Overhead of -a flag in cp command

1.2k Views Asked by At

Let's say we have a custom backup service that follows the rsync approach suggested by Mike Rubel. In order to make backup rotations, this cp command must be used:

cp -al source target

Having this, I'm trying to rotate a 35GB directory which has a lot of small files (~5KB-200KB), i.e. a very large tree directory. The problem is that it lasts at least five hours. It seems a lot to me, specially by using the -l option.

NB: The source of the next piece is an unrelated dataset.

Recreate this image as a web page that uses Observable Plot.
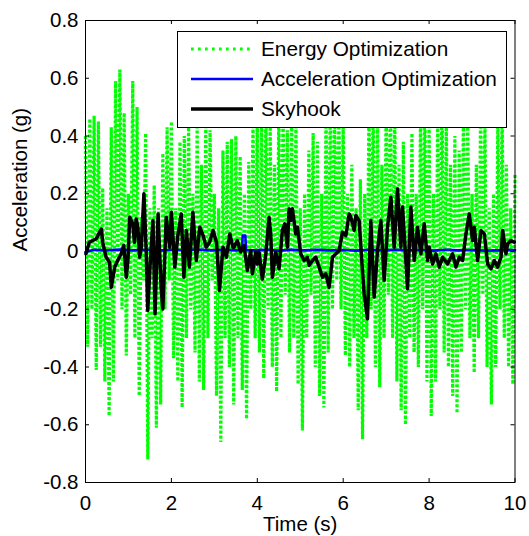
<!DOCTYPE html>
<html>
<head>
<meta charset="utf-8">
<script src="https://cdn.jsdelivr.net/npm/d3@7"></script>
<script src="https://cdn.jsdelivr.net/npm/@observablehq/plot@0.6"></script>
<style>
  html, body { margin: 0; padding: 0; background: #fff; }
  #wrap { position: relative; width: 529px; height: 536px; font-family: "Liberation Sans", Arial, sans-serif; }
  #legend { position: absolute; left: 177px; top: 31px; width: 330px; height: 97px; box-sizing: border-box;
            border: 1px solid #000; background: #fff; }
  .lrow { position: absolute; left: 0; height: 30px; width: 100%; }
  .lrow svg { position: absolute; left: 12px; top: 0; }
  .lrow span { position: absolute; left: 83px; top: 3px; font-size: 20.8px; line-height: 24px; color: #000; white-space: nowrap; }
</style>
</head>
<body>
<div id="wrap"></div>
<script>
// ---- axis ticks ----
const xTicks = [0, 2, 4, 6, 8, 10];
const yTicks = [-0.8, -0.6, -0.4, -0.2, 0, 0.2, 0.4, 0.6, 0.8];
const xLabel = "Time (s)";
const yLabel = "Acceleration (g)";

// ---- series names / colours ----
const seriesNames = ["Energy Optimization", "Acceleration Optimization", "Skyhook"];
const seriesColors = ["#00ff00", "#0000ff", "#000000"];

// ---- Energy Optimization: successive peaks (t = 0, 0.1, ..., 10) and troughs (t = 0.05, 0.15, ..., 9.95) ----
const energyPeaks = [
  0.40, 0.46, 0.47, 0.45, 0.22, 0.15, 0.43, 0.59, 0.63, 0.48,
  0.20, 0.59, 0.50, 0.12, 0.41, 0.15, 0.23, 0.15, 0.34, 0.43,
  0.45, 0.15, 0.38, 0.40, 0.44, 0.20, 0.44, 0.30, 0.45, 0.42,
  0.20, 0.15, 0.35, 0.38, 0.39, 0.40, 0.33, 0.20, 0.31, 0.45,
  0.48, 0.50, 0.48, 0.45, 0.30, 0.50, 0.48, 0.42, 0.50, 0.45,
  0.15, 0.20, 0.35, 0.41, 0.38, 0.20, 0.50, 0.55, 0.50, 0.48,
  0.45, 0.20, 0.30, 0.15, 0.25, 0.20, 0.50, 0.55, 0.45, 0.30,
  0.50, 0.55, 0.50, 0.30, 0.38, 0.20, 0.41, 0.20, 0.48, 0.55,
  0.45, 0.20, 0.48, 0.55, 0.45, 0.30, 0.40, 0.35, 0.50, 0.45,
  0.20, 0.30, 0.50, 0.45, 0.15, 0.20, 0.45, 0.50, 0.30, 0.15,
  0.27
];
const energyTroughs = [
  -0.33, -0.20, -0.41, -0.33, -0.45, -0.57, -0.45, -0.10, -0.20, -0.36,
  -0.15, -0.30, -0.50, -0.10, -0.72, -0.30, -0.61, -0.53, -0.20, -0.10,
  -0.37, -0.45, -0.54, -0.30, -0.20, -0.35, -0.45, -0.48, -0.30, -0.10,
  -0.50, -0.66, -0.30, -0.40, -0.53, -0.30, -0.48, -0.58, -0.20, -0.30,
  -0.35, -0.44, -0.20, -0.40, -0.485, -0.30, -0.15, -0.35, -0.30, -0.46,
  -0.62, -0.30, -0.15, -0.40, -0.50, -0.54, -0.35, -0.20, -0.10, -0.20,
  -0.36, -0.40, -0.30, -0.55, -0.65, -0.30, -0.20, -0.40, -0.47, -0.30,
  -0.15, -0.30, -0.45, -0.55, -0.60, -0.30, -0.35, -0.40, -0.20, -0.45,
  -0.57, -0.45, -0.20, -0.35, -0.40, -0.50, -0.56, -0.35, -0.20, -0.30,
  -0.42, -0.30, -0.15, -0.40, -0.53, -0.40, -0.20, -0.30, -0.40, -0.46
];

// ---- Acceleration Optimization ----
const accelTime = [0, 0.2, 0.5, 0.8, 1.1, 1.4, 1.7, 2.0, 2.3, 2.6, 2.9, 3.2, 3.5, 3.64, 3.66, 3.72, 3.74,
  3.9, 4.2, 4.5, 4.8, 5.1, 5.4, 5.7, 6.0, 6.3, 6.6, 6.9, 7.2, 7.5, 7.8, 8.1, 8.4, 8.7, 9.0, 9.3, 9.6, 10];
const accelValue = [-0.002, 0.006, 0.004, 0.007, 0.004, 0.006, 0.003, 0.006, 0.004, 0.007, 0.004, 0.006, 0.004, 0.005, 0.055, 0.055, 0.005,
  0.004, 0.006, 0.003, 0.006, 0.004, 0.006, 0.004, 0.005, 0.003, 0.006, 0.004, 0.006, 0.004, 0.005, 0.003, 0.006, 0.004, 0.005, 0.003, 0.004, 0.005];

// ---- Skyhook ----
const skyTime = [
  0.01, 0.09, 0.17, 0.25, 0.33, 0.37, 0.40, 0.48, 0.56, 0.60,
  0.68, 0.75, 0.83, 0.89, 0.95, 0.99, 1.03, 1.10, 1.14, 1.18,
  1.22, 1.26, 1.30, 1.36, 1.41, 1.45, 1.51, 1.57, 1.62, 1.69,
  1.76, 1.80, 1.88, 1.96, 2.00, 2.08, 2.15, 2.23, 2.29, 2.35,
  2.42, 2.50, 2.58, 2.66, 2.74, 2.81, 2.89, 2.97, 3.05, 3.12,
  3.20, 3.28, 3.36, 3.43,
  3.458, 3.535, 3.613, 3.691, 3.769, 3.846, 3.885, 3.963, 4.002, 4.040,
  4.118, 4.196, 4.274, 4.312, 4.351, 4.429, 4.468, 4.507, 4.584, 4.639,
  4.701, 4.740, 4.779, 4.817, 4.895, 4.934, 5.012, 5.089, 5.167, 5.206,
  5.284, 5.361, 5.439, 5.517, 5.594, 5.672, 5.750, 5.828, 5.905, 5.983,
  6.061, 6.138, 6.177, 6.255, 6.294, 6.371, 6.449, 6.488, 6.566,
  6.643, 6.721, 6.799, 6.876, 6.954, 7.032, 7.110, 7.187, 7.265, 7.343,
  7.382, 7.459, 7.498, 7.576, 7.653, 7.731, 7.809, 7.886, 7.964, 8.003,
  8.081, 8.159, 8.236, 8.314, 8.430, 8.547, 8.625, 8.702, 8.780, 8.858,
  8.935, 9.013, 9.052, 9.130, 9.207, 9.285, 9.363, 9.441, 9.518, 9.596,
  9.674, 9.713, 9.790, 9.829, 9.907, 9.984
];
const skyValue = [
  -0.008, 0.032, 0.038, 0.044, 0.067, 0.078, 0.032, -0.020, -0.037, -0.124,
  -0.054, -0.031, -0.008, 0.021, -0.089, -0.025, 0.119, 0.096, 0.032, 0.113,
  0.084, -0.020, 0.015, 0.200, 0.015, -0.204, -0.031, 0.107, -0.216, 0.130,
  -0.124, -0.199, 0.119, 0.015, 0.136, -0.054, 0.055, 0.130, -0.089, 0.073,
  -0.054, 0.136, -0.031, 0.084, 0.055, 0.015, 0.032, 0.073, 0.032, -0.135,
  0.015, -0.020, 0.061, 0.015,
  0.015, 0.038, -0.002, 0.021, -0.066, 0.003, -0.077, -0.002, -0.043, -0.002,
  -0.095, -0.014, 0.119, 0.061, -0.089, -0.002, -0.031, -0.060, 0.073, 0.096,
  0.015, 0.148, 0.107, 0.148, 0.061, 0.084, -0.008, -0.031, -0.020, -0.048,
  -0.031, -0.020, -0.054, -0.089, -0.077, -0.124, -0.020, -0.008, 0.003, 0.067,
  0.055, 0.130, 0.119, 0.073, 0.125, 0.107, -0.066, -0.147, -0.233,
  0.107, -0.158, 0.003, 0.107, -0.100, 0.084, 0.188, 0.015, 0.217, 0.015,
  0.154, -0.031, -0.129, 0.154, -0.031, 0.084, -0.008, 0.096, -0.031, 0.015,
  -0.043, -0.008, -0.054, -0.020, -0.043, -0.008, -0.054, -0.020, -0.031, 0.061,
  0.130, 0.038, 0.084, -0.031, 0.073, 0.061, -0.043, -0.060, -0.031, -0.054,
  -0.020, 0.073, -0.008, 0.027, 0.038, 0.032
];

// ---- build tables ----
const energy = [];
for (let i = 0; i < energyPeaks.length; i++) {
  energy.push({t: i * 0.1, v: energyPeaks[i]});
  if (i < energyTroughs.length) energy.push({t: i * 0.1 + 0.05, v: energyTroughs[i]});
}
const accel = accelTime.map((t, i) => ({t, v: accelValue[i]}));
const sky = skyTime.map((t, i) => ({t, v: skyValue[i]}));

const W = 529, H = 536;
const mL = 85, mR = 14.5, mT = 20, mB = 54;
const innerW = W - mL - mR, innerH = H - mT - mB;
const tick = 4;
const fmt = d => String(d);

const chart = Plot.plot({
  width: W, height: H,
  marginLeft: mL, marginRight: mR, marginTop: mT, marginBottom: mB,
  x: {domain: [0, 10]},
  y: {domain: [-0.8, 0.8]},
  style: {fontFamily: "'Liberation Sans', Arial, sans-serif", fontSize: "20px", color: "#000", background: "#fff", overflow: "visible"},
  marks: [
    Plot.line(energy, {x: "t", y: "v", stroke: seriesColors[0], strokeWidth: 3.2, strokeDasharray: "3,2", strokeLinecap: "butt", strokeLinejoin: "miter"}),
    Plot.line(accel, {x: "t", y: "v", stroke: seriesColors[1], strokeWidth: 2.6}),
    Plot.line(sky, {x: "t", y: "v", stroke: seriesColors[2], strokeWidth: 3.5}),
    Plot.frame({stroke: "#000", strokeWidth: 1}),
    Plot.tickX(xTicks, {x: d => d, stroke: "#000", insetTop: innerH - tick}),
    Plot.tickX(xTicks, {x: d => d, stroke: "#000", insetBottom: innerH - tick}),
    Plot.tickY(yTicks, {y: d => d, stroke: "#000", insetRight: innerW - tick}),
    Plot.tickY(yTicks, {y: d => d, stroke: "#000", insetLeft: innerW - tick}),
    Plot.axisX(xTicks, {tickSize: 0, tickPadding: 13, label: null, tickFormat: fmt, fontSize: 20.5}),
    Plot.axisY(yTicks, {tickSize: 0, tickPadding: 7, label: null, tickFormat: fmt, fontSize: 20.5}),
    Plot.text([xLabel], {frameAnchor: "bottom", dy: 42, lineAnchor: "middle", fontSize: 20.5, fill: "#000"}),
    Plot.text([yLabel], {frameAnchor: "left", dx: -65, rotate: -90, lineAnchor: "middle", fontSize: 20.5, fill: "#000"})
  ]
});

const wrap = document.getElementById("wrap");
wrap.appendChild(chart);

// ---- legend (drawn over the axes, top-right) ----
const legend = document.createElement("div");
legend.id = "legend";
const dashes = ["2.7,4.3", null, null];
const widths = [2.8, 2.6, 3.4];
seriesNames.forEach((name, i) => {
  const row = document.createElement("div");
  row.className = "lrow";
  row.style.top = (i * 30 + 2) + "px";
  const svgNS = "http://www.w3.org/2000/svg";
  const svg = document.createElementNS(svgNS, "svg");
  svg.setAttribute("width", 64);
  svg.setAttribute("height", 30);
  const ln = document.createElementNS(svgNS, "line");
  ln.setAttribute("x1", 1); ln.setAttribute("x2", 63);
  ln.setAttribute("y1", 15); ln.setAttribute("y2", 15);
  ln.setAttribute("stroke", seriesColors[i]);
  ln.setAttribute("stroke-width", widths[i]);
  if (dashes[i]) ln.setAttribute("stroke-dasharray", dashes[i]);
  svg.appendChild(ln);
  row.appendChild(svg);
  const sp = document.createElement("span");
  sp.textContent = name;
  row.appendChild(sp);
  legend.appendChild(row);
});
wrap.appendChild(legend);
</script>
</body>
</html>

Is it normal that behaviour with SATA disks? May the -al combination flag be causing an extra overhead in cp command that results in that delay?

Thanks!

1

There are 1 best solutions below

1
On BEST ANSWER

If the files are all around two gigabytes in size, I would think this is very slow. If the files are all around 200 bytes in size, I would think this is fast. Well, I don't actually know how small the files have to be before I would think that this speed is fast, but if they are all pretty tiny, your drive will be spending most of its time seeking, reading metadata, writing metadata, committing journals, and so forth.

But it sounds frustrating, either way.

A few ideas spring instantly to mind:

  • You could turn off a_time uptimes for the specific filesystem in question, if you don't use a_time for anything. (Add the noatime mount(8) option to your fstab(5) file.) This would prevent a huge amount of very small scattered writes all over the 'reading' side of your copy operation. This might knock off some small percentage of time. 5%? 10%? Maybe more? The plus side is it takes a few seconds to use mount(8) -oremount,noatime and then find out. :)

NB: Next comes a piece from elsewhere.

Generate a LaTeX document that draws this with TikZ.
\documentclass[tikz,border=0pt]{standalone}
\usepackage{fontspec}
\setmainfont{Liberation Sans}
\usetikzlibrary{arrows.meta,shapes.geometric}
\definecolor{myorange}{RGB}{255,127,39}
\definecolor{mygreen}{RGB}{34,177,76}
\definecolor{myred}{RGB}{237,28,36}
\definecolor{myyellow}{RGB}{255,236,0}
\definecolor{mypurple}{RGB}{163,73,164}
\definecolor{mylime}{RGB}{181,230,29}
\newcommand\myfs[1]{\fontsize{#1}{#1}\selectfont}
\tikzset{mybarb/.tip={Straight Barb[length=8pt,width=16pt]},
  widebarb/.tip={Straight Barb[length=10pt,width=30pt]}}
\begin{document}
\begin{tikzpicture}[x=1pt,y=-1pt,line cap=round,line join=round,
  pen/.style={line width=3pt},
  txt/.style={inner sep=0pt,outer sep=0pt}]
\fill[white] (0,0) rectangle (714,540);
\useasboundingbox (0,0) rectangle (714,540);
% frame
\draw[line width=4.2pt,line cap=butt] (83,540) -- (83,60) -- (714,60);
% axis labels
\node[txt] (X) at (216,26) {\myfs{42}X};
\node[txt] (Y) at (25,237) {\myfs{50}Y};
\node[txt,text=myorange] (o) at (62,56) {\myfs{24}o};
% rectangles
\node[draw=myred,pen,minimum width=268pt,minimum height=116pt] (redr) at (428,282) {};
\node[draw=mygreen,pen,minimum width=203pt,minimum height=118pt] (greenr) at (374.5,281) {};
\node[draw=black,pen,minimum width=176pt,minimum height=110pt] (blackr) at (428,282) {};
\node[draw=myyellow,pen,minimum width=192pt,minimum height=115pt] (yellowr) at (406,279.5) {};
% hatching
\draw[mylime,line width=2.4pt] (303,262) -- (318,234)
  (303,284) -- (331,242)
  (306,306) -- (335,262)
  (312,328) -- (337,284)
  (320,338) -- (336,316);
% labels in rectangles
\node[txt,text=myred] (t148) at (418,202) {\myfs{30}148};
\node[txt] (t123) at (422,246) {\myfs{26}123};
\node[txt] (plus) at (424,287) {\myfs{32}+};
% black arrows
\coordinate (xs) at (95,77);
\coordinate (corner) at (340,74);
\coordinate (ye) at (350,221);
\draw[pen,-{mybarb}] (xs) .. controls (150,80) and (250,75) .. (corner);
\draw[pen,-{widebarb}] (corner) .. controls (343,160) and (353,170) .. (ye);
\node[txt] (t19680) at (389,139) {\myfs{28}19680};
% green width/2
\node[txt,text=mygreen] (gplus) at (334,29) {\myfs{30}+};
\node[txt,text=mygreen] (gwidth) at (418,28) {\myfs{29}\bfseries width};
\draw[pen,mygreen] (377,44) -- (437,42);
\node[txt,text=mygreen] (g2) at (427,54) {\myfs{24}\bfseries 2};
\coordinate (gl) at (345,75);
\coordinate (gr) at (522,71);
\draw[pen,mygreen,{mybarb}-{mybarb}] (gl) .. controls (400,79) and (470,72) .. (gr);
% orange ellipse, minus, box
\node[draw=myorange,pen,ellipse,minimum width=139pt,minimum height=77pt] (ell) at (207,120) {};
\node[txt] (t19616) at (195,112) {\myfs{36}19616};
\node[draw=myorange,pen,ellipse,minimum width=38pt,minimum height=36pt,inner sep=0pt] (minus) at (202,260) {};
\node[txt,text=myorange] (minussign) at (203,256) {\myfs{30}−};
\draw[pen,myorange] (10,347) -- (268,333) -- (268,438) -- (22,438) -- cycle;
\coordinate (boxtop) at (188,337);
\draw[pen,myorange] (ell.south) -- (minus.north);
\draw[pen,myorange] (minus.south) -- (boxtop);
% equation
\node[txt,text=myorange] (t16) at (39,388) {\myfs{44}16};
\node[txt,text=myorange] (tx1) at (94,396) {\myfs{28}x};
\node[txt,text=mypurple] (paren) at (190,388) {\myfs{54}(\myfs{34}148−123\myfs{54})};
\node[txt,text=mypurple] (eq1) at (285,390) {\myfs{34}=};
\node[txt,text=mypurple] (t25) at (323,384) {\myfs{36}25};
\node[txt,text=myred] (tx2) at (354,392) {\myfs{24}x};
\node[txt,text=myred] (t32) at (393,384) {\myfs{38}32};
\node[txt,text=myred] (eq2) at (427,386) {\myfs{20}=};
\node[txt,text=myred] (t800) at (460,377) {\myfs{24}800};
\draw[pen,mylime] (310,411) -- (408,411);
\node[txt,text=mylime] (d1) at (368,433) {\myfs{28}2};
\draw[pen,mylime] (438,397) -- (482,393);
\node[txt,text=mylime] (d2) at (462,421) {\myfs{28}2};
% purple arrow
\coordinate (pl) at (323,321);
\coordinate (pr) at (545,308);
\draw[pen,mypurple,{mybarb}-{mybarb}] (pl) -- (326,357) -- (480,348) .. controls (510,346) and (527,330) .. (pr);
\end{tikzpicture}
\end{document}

  • You could use hardlinks instead of copies. (cp(1) mentions a -l command line option to use links -- I must sheepishly admit I've never tried, I've always made my links with ln(1), but doing so for hundreds of thousands of files sounds unfun. So try -l to cp(1) and report back. :) The benefit to using hardlinks is (a) saved diskspace (b) saved disk bandwidth -- only the metadata is read/written, which could be thousands of times faster. It might not be the tool you want though, it really depends upon how your applications modify data while the backup operation is running.

  • You could figure some smarter replacement for the whole thing. rsync is an excellent tool, but not supremely brilliant. git(1) may be a smarter tool for your task. Without making a copy at all first, this might go much much faster.

  • You could use some clever block device tricks: for example, LVM snapshots, to allow your backup operation to proceed in parallel with use, and remove the snapshot when the backup is done. This ought to be significantly faster if there isn't much churn in your data. If there is a lot of churn, it might be only slightly better. But it'd let your rsync start off near immediately rather than the other side of a five hour window.